**COLLECTED DATA**
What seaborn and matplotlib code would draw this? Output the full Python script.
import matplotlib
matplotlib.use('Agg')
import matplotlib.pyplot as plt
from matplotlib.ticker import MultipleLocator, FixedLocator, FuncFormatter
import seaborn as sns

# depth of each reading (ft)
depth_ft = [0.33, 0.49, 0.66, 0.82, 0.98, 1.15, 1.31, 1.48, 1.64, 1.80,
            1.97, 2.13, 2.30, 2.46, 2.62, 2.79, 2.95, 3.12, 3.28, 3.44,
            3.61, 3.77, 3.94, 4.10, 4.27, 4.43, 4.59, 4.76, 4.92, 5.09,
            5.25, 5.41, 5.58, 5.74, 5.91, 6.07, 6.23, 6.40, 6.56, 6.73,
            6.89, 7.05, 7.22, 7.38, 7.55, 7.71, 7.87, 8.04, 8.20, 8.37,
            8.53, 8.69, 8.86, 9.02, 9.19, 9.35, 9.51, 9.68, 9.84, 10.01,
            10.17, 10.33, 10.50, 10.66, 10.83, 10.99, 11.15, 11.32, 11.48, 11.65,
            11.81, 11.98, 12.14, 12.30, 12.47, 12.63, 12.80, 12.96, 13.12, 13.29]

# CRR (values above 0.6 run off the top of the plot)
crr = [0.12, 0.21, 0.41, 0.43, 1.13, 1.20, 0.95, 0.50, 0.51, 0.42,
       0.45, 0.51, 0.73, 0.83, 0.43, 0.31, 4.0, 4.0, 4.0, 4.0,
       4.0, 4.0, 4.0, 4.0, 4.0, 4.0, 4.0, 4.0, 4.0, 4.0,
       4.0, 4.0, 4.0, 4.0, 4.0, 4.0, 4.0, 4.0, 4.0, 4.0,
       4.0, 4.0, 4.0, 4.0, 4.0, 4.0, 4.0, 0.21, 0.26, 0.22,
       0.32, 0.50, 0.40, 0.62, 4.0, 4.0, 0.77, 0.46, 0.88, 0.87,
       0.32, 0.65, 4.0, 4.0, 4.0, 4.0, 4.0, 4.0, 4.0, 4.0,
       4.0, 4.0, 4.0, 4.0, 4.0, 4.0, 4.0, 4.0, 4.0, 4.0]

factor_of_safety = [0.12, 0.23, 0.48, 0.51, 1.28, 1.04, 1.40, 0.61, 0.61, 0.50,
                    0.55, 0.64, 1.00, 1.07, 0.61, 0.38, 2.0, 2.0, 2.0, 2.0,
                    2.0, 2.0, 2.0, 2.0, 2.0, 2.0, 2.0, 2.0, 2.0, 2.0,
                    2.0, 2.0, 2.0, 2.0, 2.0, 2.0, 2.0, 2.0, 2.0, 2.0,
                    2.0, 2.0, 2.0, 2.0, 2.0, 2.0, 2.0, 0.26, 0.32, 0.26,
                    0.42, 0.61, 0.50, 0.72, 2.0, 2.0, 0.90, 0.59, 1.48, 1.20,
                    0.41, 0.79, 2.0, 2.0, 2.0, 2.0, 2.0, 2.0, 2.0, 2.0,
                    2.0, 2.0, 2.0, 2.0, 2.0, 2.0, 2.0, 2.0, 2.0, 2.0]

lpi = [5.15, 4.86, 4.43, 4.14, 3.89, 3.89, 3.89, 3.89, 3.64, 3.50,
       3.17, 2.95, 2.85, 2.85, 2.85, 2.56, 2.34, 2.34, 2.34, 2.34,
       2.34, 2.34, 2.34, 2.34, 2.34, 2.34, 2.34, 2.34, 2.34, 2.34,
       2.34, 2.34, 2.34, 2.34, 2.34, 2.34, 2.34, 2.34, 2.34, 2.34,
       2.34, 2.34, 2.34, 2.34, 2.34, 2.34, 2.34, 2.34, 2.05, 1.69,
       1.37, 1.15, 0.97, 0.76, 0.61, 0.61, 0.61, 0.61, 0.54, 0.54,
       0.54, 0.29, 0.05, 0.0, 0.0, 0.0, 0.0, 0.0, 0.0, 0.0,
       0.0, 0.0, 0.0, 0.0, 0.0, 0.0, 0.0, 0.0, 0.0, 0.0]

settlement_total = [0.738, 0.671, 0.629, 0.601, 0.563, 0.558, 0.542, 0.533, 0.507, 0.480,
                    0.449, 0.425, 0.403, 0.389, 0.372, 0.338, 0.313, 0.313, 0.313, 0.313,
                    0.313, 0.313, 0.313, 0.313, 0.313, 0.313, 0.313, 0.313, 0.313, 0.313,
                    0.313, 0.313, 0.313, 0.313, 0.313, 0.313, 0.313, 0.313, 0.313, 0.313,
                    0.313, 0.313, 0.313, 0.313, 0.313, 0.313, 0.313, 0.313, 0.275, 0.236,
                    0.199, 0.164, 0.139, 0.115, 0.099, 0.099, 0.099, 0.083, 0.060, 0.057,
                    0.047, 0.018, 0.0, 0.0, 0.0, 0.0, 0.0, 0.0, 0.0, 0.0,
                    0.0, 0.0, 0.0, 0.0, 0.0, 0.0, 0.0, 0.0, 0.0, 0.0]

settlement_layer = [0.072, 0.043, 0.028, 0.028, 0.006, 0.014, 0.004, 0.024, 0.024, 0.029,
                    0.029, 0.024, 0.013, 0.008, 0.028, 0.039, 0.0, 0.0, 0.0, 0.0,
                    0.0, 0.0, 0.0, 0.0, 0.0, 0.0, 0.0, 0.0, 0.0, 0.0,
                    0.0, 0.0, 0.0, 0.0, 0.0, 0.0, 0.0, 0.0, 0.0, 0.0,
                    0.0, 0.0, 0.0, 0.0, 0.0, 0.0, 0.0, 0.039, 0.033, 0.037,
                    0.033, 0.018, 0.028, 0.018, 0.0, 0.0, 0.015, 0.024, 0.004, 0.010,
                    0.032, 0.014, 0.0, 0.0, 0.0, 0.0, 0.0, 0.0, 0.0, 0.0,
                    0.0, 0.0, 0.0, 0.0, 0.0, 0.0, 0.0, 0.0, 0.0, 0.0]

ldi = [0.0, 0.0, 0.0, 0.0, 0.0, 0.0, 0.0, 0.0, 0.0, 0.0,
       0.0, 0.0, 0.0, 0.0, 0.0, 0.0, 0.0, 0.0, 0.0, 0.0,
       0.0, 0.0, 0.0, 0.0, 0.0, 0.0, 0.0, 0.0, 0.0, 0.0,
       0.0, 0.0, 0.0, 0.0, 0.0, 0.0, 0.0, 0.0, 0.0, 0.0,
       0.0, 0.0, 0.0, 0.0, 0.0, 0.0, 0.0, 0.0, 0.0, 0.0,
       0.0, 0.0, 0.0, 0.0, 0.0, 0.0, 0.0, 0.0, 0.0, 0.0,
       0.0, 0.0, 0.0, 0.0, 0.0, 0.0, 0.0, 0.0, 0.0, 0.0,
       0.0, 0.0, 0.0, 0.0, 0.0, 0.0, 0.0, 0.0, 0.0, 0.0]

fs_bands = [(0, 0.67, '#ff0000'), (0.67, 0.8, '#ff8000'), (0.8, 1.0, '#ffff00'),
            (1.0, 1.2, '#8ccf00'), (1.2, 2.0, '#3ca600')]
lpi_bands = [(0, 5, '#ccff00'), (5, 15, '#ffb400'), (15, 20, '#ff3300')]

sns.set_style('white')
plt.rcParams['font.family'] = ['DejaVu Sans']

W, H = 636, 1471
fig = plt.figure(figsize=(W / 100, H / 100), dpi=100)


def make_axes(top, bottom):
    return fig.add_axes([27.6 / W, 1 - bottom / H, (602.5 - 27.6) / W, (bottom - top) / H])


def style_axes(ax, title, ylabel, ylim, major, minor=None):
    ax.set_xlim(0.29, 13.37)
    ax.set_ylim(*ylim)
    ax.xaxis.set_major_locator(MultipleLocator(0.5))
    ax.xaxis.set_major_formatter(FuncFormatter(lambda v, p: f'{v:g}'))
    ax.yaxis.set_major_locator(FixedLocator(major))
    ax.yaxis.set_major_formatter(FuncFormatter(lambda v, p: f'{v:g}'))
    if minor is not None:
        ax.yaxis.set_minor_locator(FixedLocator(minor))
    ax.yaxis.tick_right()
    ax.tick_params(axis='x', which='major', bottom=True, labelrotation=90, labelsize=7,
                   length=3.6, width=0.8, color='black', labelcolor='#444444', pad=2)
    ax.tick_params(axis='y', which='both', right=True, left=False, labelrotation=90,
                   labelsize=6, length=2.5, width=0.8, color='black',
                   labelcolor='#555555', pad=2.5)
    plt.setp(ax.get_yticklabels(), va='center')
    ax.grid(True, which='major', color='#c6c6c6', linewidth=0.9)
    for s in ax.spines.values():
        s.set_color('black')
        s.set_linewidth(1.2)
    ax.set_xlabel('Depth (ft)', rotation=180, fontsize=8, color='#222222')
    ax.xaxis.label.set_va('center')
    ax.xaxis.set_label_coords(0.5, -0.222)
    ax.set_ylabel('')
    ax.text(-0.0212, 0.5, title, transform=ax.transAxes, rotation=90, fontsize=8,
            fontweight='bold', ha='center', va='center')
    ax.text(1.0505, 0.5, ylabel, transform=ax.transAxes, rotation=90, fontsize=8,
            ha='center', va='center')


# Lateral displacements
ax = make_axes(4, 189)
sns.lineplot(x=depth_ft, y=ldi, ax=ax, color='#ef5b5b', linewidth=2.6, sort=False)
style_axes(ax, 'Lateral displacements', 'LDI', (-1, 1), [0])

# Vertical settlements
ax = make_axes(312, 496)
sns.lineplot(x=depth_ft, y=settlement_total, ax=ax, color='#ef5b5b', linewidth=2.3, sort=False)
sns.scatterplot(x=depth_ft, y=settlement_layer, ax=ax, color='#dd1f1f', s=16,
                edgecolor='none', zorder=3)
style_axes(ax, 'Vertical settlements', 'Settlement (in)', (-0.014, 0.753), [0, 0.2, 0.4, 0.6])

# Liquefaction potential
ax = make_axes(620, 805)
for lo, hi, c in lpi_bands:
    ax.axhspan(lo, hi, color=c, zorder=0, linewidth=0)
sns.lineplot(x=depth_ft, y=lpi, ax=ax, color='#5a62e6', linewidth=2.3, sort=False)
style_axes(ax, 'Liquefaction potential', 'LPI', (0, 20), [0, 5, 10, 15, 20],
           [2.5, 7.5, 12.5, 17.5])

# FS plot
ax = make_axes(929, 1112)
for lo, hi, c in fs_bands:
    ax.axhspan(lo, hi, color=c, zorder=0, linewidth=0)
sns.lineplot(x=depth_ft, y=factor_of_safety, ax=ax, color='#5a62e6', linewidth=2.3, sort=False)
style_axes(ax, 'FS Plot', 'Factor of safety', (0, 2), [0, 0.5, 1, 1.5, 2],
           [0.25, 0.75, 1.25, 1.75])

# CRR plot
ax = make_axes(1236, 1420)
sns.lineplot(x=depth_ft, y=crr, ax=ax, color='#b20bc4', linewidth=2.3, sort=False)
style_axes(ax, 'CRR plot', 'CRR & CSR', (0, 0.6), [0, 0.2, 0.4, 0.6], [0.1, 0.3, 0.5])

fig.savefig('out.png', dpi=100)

**GOAL**
Print the listing above from its first line through the line with "import seaborn as sns", and stop there.

**CORRECT RESULT**
What seaborn and matplotlib code would draw this? Output the full Python script.
import matplotlib
matplotlib.use('Agg')
import matplotlib.pyplot as plt
from matplotlib.ticker import MultipleLocator, FixedLocator, FuncFormatter
import seaborn as sns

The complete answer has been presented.